▶ Description of the task
Collect the lines of the entries where "this" shows up.

▶ Given data
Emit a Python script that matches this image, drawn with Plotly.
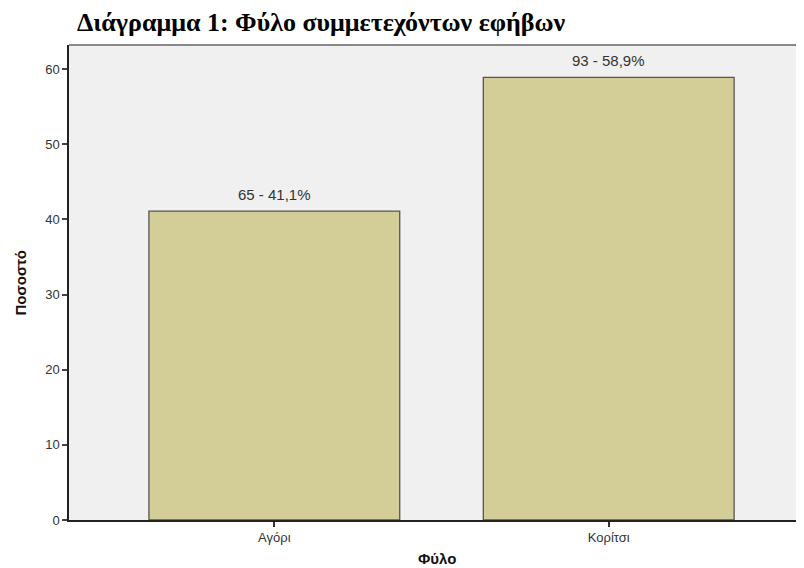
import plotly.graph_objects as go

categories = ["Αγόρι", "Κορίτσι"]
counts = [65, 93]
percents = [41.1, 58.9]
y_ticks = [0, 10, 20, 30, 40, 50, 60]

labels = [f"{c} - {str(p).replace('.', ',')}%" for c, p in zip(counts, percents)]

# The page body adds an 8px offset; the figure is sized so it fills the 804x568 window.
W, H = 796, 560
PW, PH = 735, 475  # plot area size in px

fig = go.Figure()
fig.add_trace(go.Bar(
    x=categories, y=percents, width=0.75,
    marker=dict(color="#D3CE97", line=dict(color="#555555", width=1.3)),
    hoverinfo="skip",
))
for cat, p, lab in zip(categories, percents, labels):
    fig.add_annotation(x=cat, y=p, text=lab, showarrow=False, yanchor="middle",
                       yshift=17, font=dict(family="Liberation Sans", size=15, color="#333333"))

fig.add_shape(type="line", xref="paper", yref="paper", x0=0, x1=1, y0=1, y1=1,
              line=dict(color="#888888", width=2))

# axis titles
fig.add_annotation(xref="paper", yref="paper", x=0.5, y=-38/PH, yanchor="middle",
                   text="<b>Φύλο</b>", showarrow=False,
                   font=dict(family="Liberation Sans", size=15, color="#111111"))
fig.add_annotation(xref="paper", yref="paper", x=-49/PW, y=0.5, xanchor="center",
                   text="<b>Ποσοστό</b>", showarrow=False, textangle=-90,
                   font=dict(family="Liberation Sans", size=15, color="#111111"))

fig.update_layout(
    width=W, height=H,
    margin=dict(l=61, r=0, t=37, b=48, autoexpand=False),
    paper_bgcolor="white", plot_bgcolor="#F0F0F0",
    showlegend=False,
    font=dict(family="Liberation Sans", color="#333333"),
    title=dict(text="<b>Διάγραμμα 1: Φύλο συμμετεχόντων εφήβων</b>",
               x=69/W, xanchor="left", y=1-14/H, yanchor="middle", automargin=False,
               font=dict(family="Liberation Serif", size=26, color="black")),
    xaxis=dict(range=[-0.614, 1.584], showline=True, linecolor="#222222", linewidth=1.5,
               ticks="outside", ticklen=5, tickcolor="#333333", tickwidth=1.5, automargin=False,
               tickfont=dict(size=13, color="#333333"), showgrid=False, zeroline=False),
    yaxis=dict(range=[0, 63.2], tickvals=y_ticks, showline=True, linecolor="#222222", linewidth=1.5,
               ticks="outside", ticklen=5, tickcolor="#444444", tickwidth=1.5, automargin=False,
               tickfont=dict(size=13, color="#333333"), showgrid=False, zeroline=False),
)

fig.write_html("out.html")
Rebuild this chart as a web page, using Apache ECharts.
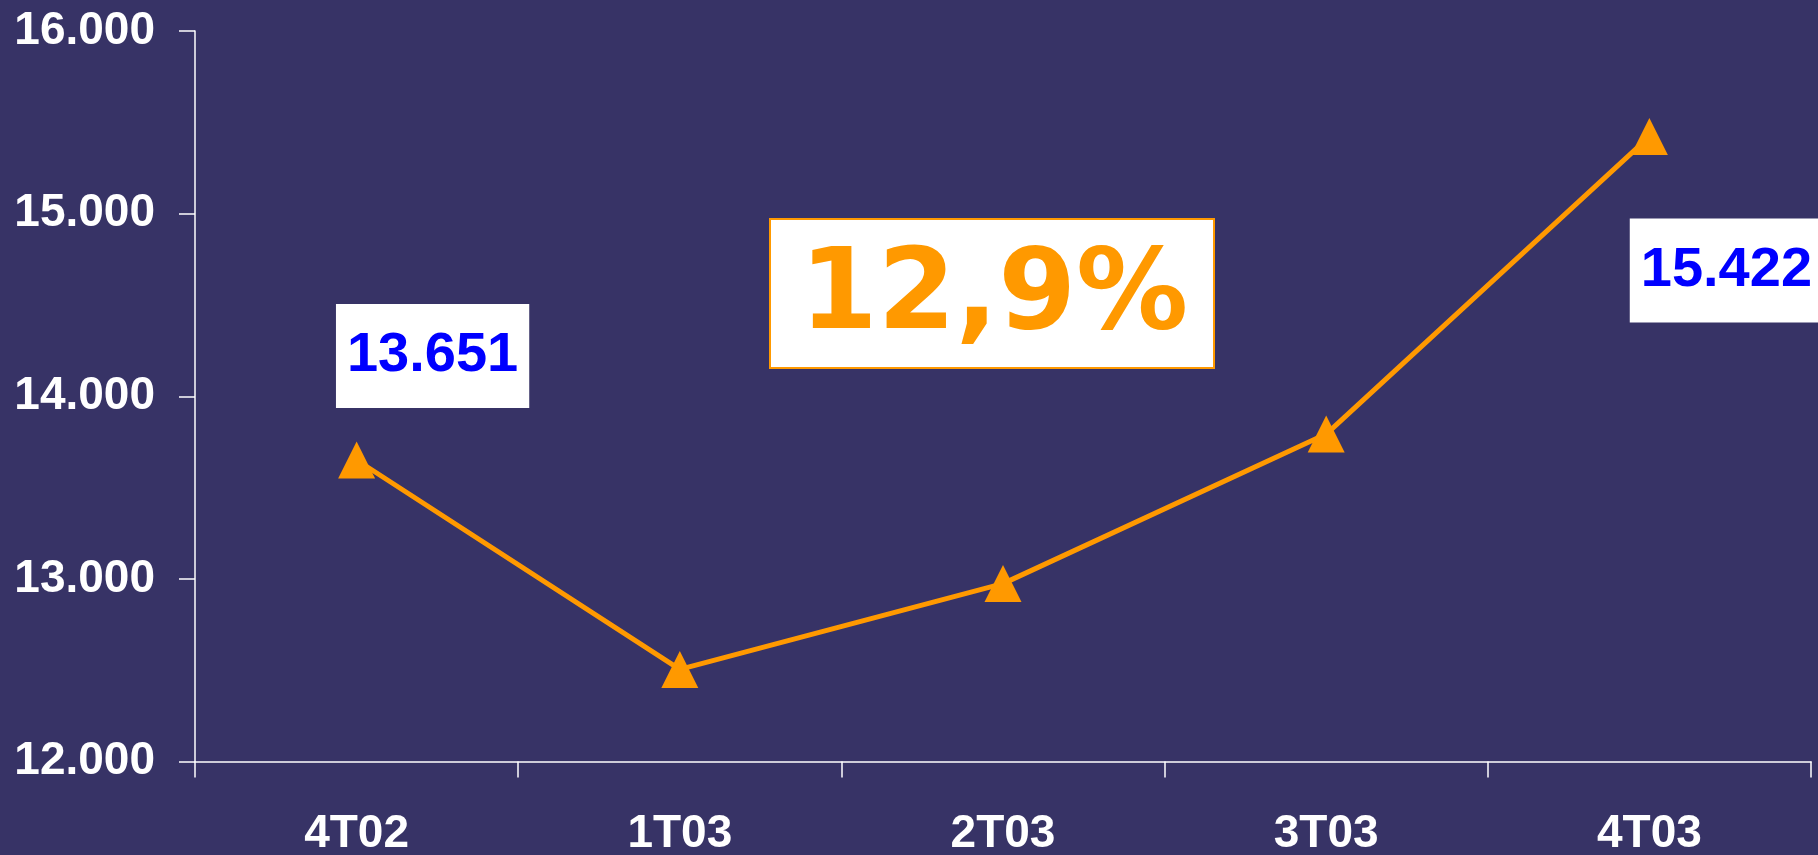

▶ Result of the task
Emit a Python script that matches this image, drawn with Plotly.
Rebuild this chart as a web page, using Apache ECharts.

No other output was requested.